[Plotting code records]
┄┄┄┄┄┄┄┄┄┄

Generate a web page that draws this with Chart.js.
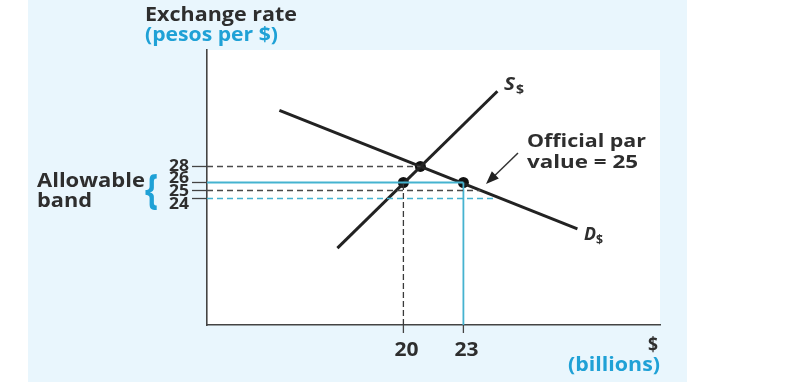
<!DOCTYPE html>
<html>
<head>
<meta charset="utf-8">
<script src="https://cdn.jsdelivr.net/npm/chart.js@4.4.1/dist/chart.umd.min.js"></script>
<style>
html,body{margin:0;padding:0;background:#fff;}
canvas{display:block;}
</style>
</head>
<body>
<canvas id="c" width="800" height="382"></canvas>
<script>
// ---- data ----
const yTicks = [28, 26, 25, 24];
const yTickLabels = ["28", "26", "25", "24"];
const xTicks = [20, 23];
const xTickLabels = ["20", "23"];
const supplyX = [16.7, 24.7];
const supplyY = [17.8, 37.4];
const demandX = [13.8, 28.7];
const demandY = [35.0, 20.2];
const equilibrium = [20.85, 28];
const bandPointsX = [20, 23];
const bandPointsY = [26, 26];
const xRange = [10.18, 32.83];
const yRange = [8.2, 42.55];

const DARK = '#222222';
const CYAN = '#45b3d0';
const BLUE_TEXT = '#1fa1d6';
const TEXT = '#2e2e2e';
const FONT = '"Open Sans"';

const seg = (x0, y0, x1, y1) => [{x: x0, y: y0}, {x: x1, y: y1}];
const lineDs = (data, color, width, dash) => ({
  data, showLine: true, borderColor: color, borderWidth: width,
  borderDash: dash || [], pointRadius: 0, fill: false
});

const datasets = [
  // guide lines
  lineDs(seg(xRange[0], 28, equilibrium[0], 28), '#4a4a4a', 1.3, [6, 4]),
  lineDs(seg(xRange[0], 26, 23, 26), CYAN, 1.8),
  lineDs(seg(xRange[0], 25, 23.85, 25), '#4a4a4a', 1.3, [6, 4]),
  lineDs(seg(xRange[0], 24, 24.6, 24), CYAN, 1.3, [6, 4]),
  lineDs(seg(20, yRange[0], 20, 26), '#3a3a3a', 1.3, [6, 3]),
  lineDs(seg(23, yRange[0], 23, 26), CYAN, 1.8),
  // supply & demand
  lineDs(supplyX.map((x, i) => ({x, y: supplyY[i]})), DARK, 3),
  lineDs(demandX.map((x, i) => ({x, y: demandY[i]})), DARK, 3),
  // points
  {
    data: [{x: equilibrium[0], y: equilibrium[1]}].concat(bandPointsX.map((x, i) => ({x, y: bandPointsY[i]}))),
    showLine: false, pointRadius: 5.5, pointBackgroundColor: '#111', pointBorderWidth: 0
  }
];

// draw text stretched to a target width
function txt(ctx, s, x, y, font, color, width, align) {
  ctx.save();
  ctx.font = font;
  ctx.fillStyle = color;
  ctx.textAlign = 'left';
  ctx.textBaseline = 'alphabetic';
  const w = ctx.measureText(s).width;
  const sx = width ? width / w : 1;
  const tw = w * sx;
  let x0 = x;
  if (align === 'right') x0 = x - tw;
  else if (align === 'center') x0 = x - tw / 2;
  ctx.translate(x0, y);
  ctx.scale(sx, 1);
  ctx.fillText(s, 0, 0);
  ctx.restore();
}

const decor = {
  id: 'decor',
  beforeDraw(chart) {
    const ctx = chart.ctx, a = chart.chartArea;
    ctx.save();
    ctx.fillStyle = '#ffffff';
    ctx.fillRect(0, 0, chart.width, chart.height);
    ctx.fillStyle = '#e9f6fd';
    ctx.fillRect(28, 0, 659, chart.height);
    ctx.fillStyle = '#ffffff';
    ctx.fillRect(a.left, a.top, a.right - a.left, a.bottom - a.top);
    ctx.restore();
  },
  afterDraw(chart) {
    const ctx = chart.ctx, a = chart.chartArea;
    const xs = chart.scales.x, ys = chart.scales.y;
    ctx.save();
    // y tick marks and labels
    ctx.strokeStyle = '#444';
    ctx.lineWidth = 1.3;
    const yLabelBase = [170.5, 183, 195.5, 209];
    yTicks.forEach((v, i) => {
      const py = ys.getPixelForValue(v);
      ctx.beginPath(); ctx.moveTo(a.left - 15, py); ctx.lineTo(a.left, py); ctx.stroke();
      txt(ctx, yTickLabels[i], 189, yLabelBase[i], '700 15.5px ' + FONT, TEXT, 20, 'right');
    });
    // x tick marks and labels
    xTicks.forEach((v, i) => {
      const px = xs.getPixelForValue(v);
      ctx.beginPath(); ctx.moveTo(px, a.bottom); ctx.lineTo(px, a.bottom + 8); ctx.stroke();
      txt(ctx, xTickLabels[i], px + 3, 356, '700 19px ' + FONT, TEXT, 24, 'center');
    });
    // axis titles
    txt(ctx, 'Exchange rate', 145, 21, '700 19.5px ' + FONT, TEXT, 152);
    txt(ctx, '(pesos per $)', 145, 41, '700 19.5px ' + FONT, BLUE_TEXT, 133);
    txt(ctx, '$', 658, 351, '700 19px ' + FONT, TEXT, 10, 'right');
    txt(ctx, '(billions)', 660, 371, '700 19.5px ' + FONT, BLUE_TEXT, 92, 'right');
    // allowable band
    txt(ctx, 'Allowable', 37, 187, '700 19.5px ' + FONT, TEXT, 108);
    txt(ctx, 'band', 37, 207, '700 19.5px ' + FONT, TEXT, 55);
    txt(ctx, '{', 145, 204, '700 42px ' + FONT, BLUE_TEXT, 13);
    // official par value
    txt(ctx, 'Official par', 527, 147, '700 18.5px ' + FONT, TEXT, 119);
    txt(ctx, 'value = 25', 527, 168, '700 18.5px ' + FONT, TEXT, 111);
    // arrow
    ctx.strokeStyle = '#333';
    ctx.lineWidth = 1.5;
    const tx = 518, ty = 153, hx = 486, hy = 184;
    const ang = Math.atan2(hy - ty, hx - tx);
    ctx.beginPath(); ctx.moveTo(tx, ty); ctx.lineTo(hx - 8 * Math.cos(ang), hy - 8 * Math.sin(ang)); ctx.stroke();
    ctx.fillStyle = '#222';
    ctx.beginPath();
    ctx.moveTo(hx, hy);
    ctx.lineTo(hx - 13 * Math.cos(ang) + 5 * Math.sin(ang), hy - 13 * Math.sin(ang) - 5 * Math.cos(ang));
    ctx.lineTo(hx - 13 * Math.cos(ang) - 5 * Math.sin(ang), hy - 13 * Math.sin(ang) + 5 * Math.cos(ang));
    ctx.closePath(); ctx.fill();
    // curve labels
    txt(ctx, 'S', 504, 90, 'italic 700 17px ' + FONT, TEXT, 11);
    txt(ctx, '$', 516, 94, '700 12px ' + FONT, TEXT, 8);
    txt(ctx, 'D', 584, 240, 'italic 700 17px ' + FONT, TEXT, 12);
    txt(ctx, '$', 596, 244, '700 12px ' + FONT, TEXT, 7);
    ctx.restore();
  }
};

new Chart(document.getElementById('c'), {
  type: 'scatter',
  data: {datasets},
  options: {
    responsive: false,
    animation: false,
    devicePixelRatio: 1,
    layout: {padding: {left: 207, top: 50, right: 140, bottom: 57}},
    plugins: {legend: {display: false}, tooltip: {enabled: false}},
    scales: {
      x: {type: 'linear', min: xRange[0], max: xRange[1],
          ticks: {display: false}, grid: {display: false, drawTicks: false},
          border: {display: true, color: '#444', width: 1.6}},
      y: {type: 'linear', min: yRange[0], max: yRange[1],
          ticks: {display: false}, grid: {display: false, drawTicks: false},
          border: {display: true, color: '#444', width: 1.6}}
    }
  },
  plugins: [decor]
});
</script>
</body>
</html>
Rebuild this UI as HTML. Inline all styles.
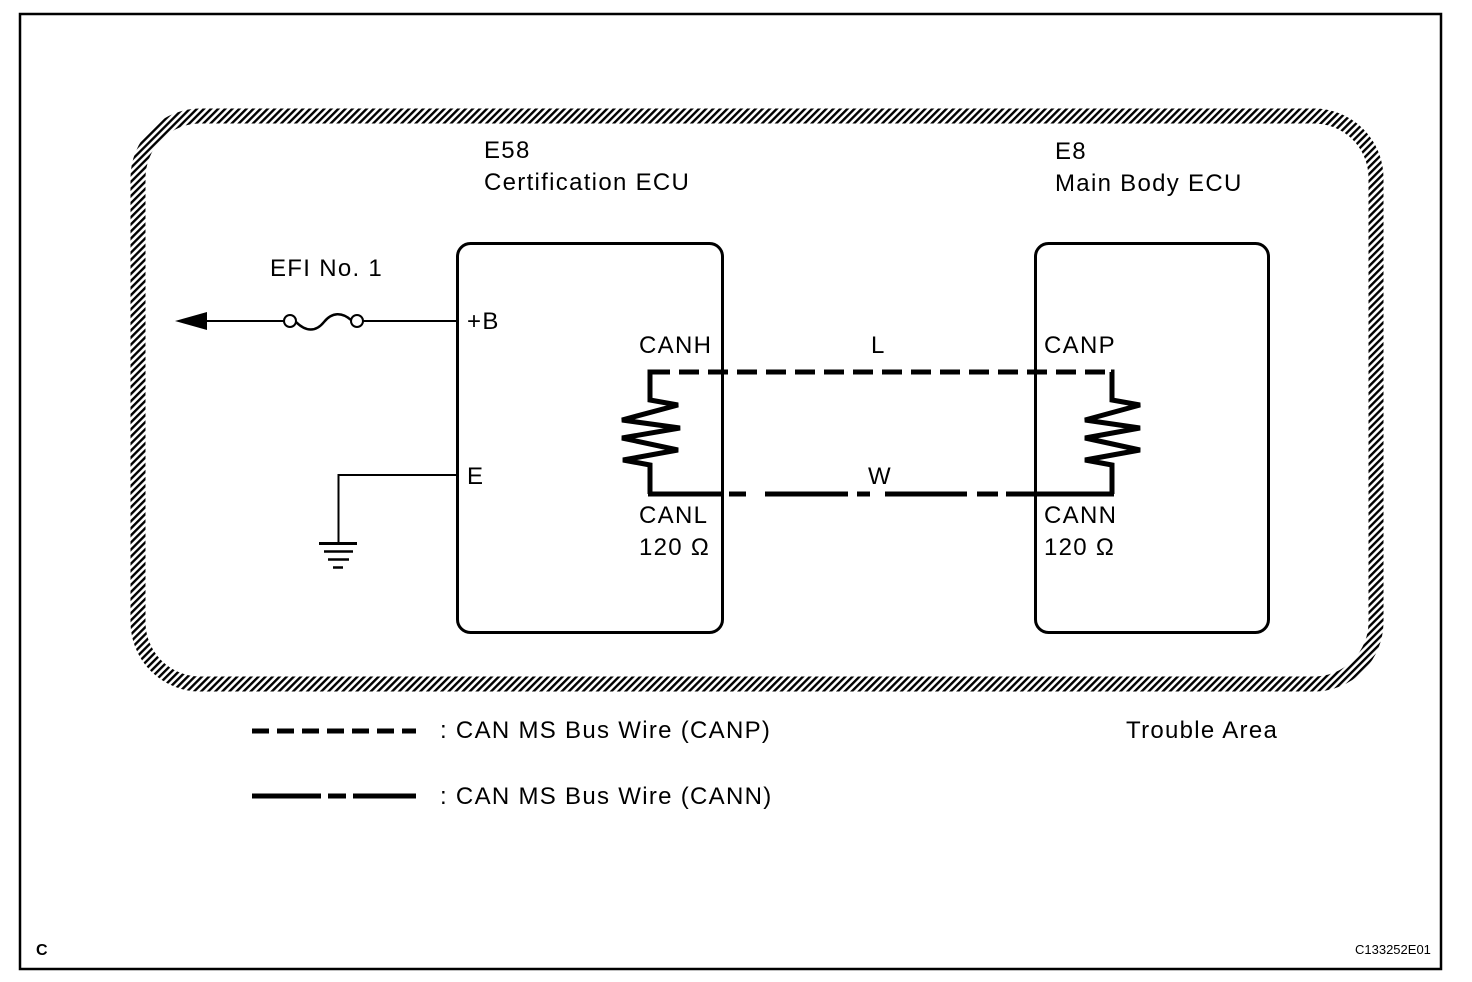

┄┄┄┄┄┄┄┄┄┄

• _Task description_: Each record should be quoted exactly, with the images omitted.

• _Written answer_:
Generate a web page that draws this with Chart.js.
<!DOCTYPE html>
<html>
<head>
<meta charset="utf-8">
<script src="https://cdn.jsdelivr.net/npm/chart.js@4.4.1/dist/chart.umd.min.js"></script>
<style>
html,body{margin:0;padding:0;background:#fff;}
canvas{display:block;}
</style>
</head>
<body>
<canvas id="c" width="800" height="382"></canvas>
<script>
// ---- data ----
const yTicks = [28, 26, 25, 24];
const yTickLabels = ["28", "26", "25", "24"];
const xTicks = [20, 23];
const xTickLabels = ["20", "23"];
const supplyX = [16.7, 24.7];
const supplyY = [17.8, 37.4];
const demandX = [13.8, 28.7];
const demandY = [35.0, 20.2];
const equilibrium = [20.85, 28];
const bandPointsX = [20, 23];
const bandPointsY = [26, 26];
const xRange = [10.18, 32.83];
const yRange = [8.2, 42.55];

const DARK = '#222222';
const CYAN = '#45b3d0';
const BLUE_TEXT = '#1fa1d6';
const TEXT = '#2e2e2e';
const FONT = '"Open Sans"';

const seg = (x0, y0, x1, y1) => [{x: x0, y: y0}, {x: x1, y: y1}];
const lineDs = (data, color, width, dash) => ({
  data, showLine: true, borderColor: color, borderWidth: width,
  borderDash: dash || [], pointRadius: 0, fill: false
});

const datasets = [
  // guide lines
  lineDs(seg(xRange[0], 28, equilibrium[0], 28), '#4a4a4a', 1.3, [6, 4]),
  lineDs(seg(xRange[0], 26, 23, 26), CYAN, 1.8),
  lineDs(seg(xRange[0], 25, 23.85, 25), '#4a4a4a', 1.3, [6, 4]),
  lineDs(seg(xRange[0], 24, 24.6, 24), CYAN, 1.3, [6, 4]),
  lineDs(seg(20, yRange[0], 20, 26), '#3a3a3a', 1.3, [6, 3]),
  lineDs(seg(23, yRange[0], 23, 26), CYAN, 1.8),
  // supply & demand
  lineDs(supplyX.map((x, i) => ({x, y: supplyY[i]})), DARK, 3),
  lineDs(demandX.map((x, i) => ({x, y: demandY[i]})), DARK, 3),
  // points
  {
    data: [{x: equilibrium[0], y: equilibrium[1]}].concat(bandPointsX.map((x, i) => ({x, y: bandPointsY[i]}))),
    showLine: false, pointRadius: 5.5, pointBackgroundColor: '#111', pointBorderWidth: 0
  }
];

// draw text stretched to a target width
function txt(ctx, s, x, y, font, color, width, align) {
  ctx.save();
  ctx.font = font;
  ctx.fillStyle = color;
  ctx.textAlign = 'left';
  ctx.textBaseline = 'alphabetic';
  const w = ctx.measureText(s).width;
  const sx = width ? width / w : 1;
  const tw = w * sx;
  let x0 = x;
  if (align === 'right') x0 = x - tw;
  else if (align === 'center') x0 = x - tw / 2;
  ctx.translate(x0, y);
  ctx.scale(sx, 1);
  ctx.fillText(s, 0, 0);
  ctx.restore();
}

const decor = {
  id: 'decor',
  beforeDraw(chart) {
    const ctx = chart.ctx, a = chart.chartArea;
    ctx.save();
    ctx.fillStyle = '#ffffff';
    ctx.fillRect(0, 0, chart.width, chart.height);
    ctx.fillStyle = '#e9f6fd';
    ctx.fillRect(28, 0, 659, chart.height);
    ctx.fillStyle = '#ffffff';
    ctx.fillRect(a.left, a.top, a.right - a.left, a.bottom - a.top);
    ctx.restore();
  },
  afterDraw(chart) {
    const ctx = chart.ctx, a = chart.chartArea;
    const xs = chart.scales.x, ys = chart.scales.y;
    ctx.save();
    // y tick marks and labels
    ctx.strokeStyle = '#444';
    ctx.lineWidth = 1.3;
    const yLabelBase = [170.5, 183, 195.5, 209];
    yTicks.forEach((v, i) => {
      const py = ys.getPixelForValue(v);
      ctx.beginPath(); ctx.moveTo(a.left - 15, py); ctx.lineTo(a.left, py); ctx.stroke();
      txt(ctx, yTickLabels[i], 189, yLabelBase[i], '700 15.5px ' + FONT, TEXT, 20, 'right');
    });
    // x tick marks and labels
    xTicks.forEach((v, i) => {
      const px = xs.getPixelForValue(v);
      ctx.beginPath(); ctx.moveTo(px, a.bottom); ctx.lineTo(px, a.bottom + 8); ctx.stroke();
      txt(ctx, xTickLabels[i], px + 3, 356, '700 19px ' + FONT, TEXT, 24, 'center');
    });
    // axis titles
    txt(ctx, 'Exchange rate', 145, 21, '700 19.5px ' + FONT, TEXT, 152);
    txt(ctx, '(pesos per $)', 145, 41, '700 19.5px ' + FONT, BLUE_TEXT, 133);
    txt(ctx, '$', 658, 351, '700 19px ' + FONT, TEXT, 10, 'right');
    txt(ctx, '(billions)', 660, 371, '700 19.5px ' + FONT, BLUE_TEXT, 92, 'right');
    // allowable band
    txt(ctx, 'Allowable', 37, 187, '700 19.5px ' + FONT, TEXT, 108);
    txt(ctx, 'band', 37, 207, '700 19.5px ' + FONT, TEXT, 55);
    txt(ctx, '{', 145, 204, '700 42px ' + FONT, BLUE_TEXT, 13);
    // official par value
    txt(ctx, 'Official par', 527, 147, '700 18.5px ' + FONT, TEXT, 119);
    txt(ctx, 'value = 25', 527, 168, '700 18.5px ' + FONT, TEXT, 111);
    // arrow
    ctx.strokeStyle = '#333';
    ctx.lineWidth = 1.5;
    const tx = 518, ty = 153, hx = 486, hy = 184;
    const ang = Math.atan2(hy - ty, hx - tx);
    ctx.beginPath(); ctx.moveTo(tx, ty); ctx.lineTo(hx - 8 * Math.cos(ang), hy - 8 * Math.sin(ang)); ctx.stroke();
    ctx.fillStyle = '#222';
    ctx.beginPath();
    ctx.moveTo(hx, hy);
    ctx.lineTo(hx - 13 * Math.cos(ang) + 5 * Math.sin(ang), hy - 13 * Math.sin(ang) - 5 * Math.cos(ang));
    ctx.lineTo(hx - 13 * Math.cos(ang) - 5 * Math.sin(ang), hy - 13 * Math.sin(ang) + 5 * Math.cos(ang));
    ctx.closePath(); ctx.fill();
    // curve labels
    txt(ctx, 'S', 504, 90, 'italic 700 17px ' + FONT, TEXT, 11);
    txt(ctx, '$', 516, 94, '700 12px ' + FONT, TEXT, 8);
    txt(ctx, 'D', 584, 240, 'italic 700 17px ' + FONT, TEXT, 12);
    txt(ctx, '$', 596, 244, '700 12px ' + FONT, TEXT, 7);
    ctx.restore();
  }
};

new Chart(document.getElementById('c'), {
  type: 'scatter',
  data: {datasets},
  options: {
    responsive: false,
    animation: false,
    devicePixelRatio: 1,
    layout: {padding: {left: 207, top: 50, right: 140, bottom: 57}},
    plugins: {legend: {display: false}, tooltip: {enabled: false}},
    scales: {
      x: {type: 'linear', min: xRange[0], max: xRange[1],
          ticks: {display: false}, grid: {display: false, drawTicks: false},
          border: {display: true, color: '#444', width: 1.6}},
      y: {type: 'linear', min: yRange[0], max: yRange[1],
          ticks: {display: false}, grid: {display: false, drawTicks: false},
          border: {display: true, color: '#444', width: 1.6}}
    }
  },
  plugins: [decor]
});
</script>
</body>
</html>
Rebuild this UI as HTML. Inline all styles.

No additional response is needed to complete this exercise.